Alternative strategies within a Ucits framework witnessed further improvements in demand in the second quarter of 2012, according to the first in a series of quarterly reviews of the Ucits sector by Alceda Fund Management.
Tracking the Absolute Hedge Global Ucits Index, the Alceda review has found that the alternative Ucits sector grew to 292 funds in the second quarter of this year, from 282 in the first quarter, managing total assets of EUR82.5bn.
Against a challenging economic backdrop, Ucits funds declined 2.14 per cent for the quarter, reducing year to date gains to 0.47 per cent. The effects of weakened investor sentiment was also evidenced in the fund launches, with the three largest launches over the quarter being credit funds, reflecting sustained demand for absolute return strategies in the sector.
Performance across Ucits strategies proved volatile, with Equity Long Short Index having been the best performing Ucits strategy in Q1, moving to the bottom in Q2 with a 2.77 per cent decline in gains. FX moved into pole position as the top performing strategy year to date with a return of 3.54 per cent, while credit strategies continued their strong start to the year extending year to date gains to 2.64 per cent.
In an analysis of fee levels, the review suggests that the number of funds charging performance fees has increased and now stands at over 81 per cent reflecting the increasing sophistication of investment strategies available in Ucits format.

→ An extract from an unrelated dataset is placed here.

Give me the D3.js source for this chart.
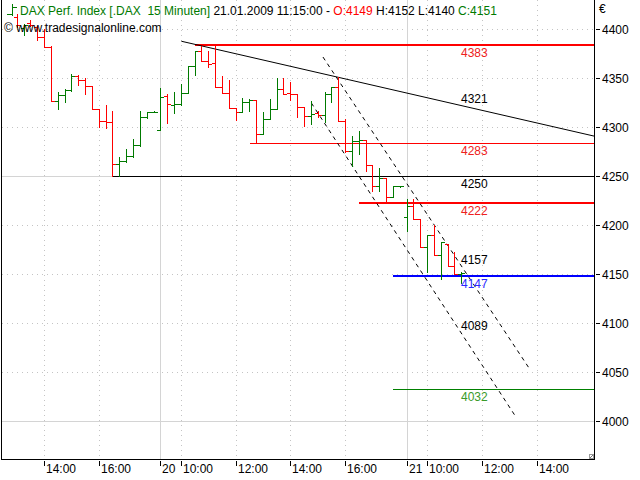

Michael Sanders (pictured), chairman of the board, Alceda Fund Management, says: “As outlined in the Alceda Quarterly Ucits Review, we have seen continued growth of the alternative Ucits sector in Q2 2012 despite evidence of weakened investor sentiment and a challenging economic backdrop. While the performance of the Ucits sector declined over the quarter, year to date performance remains positive and we are continuing to see new fund introductions. We are also seeing a lack of regional specialist strategies which we believe is a function of investor demand for more broadly diversified global strategies post the financial crisis.”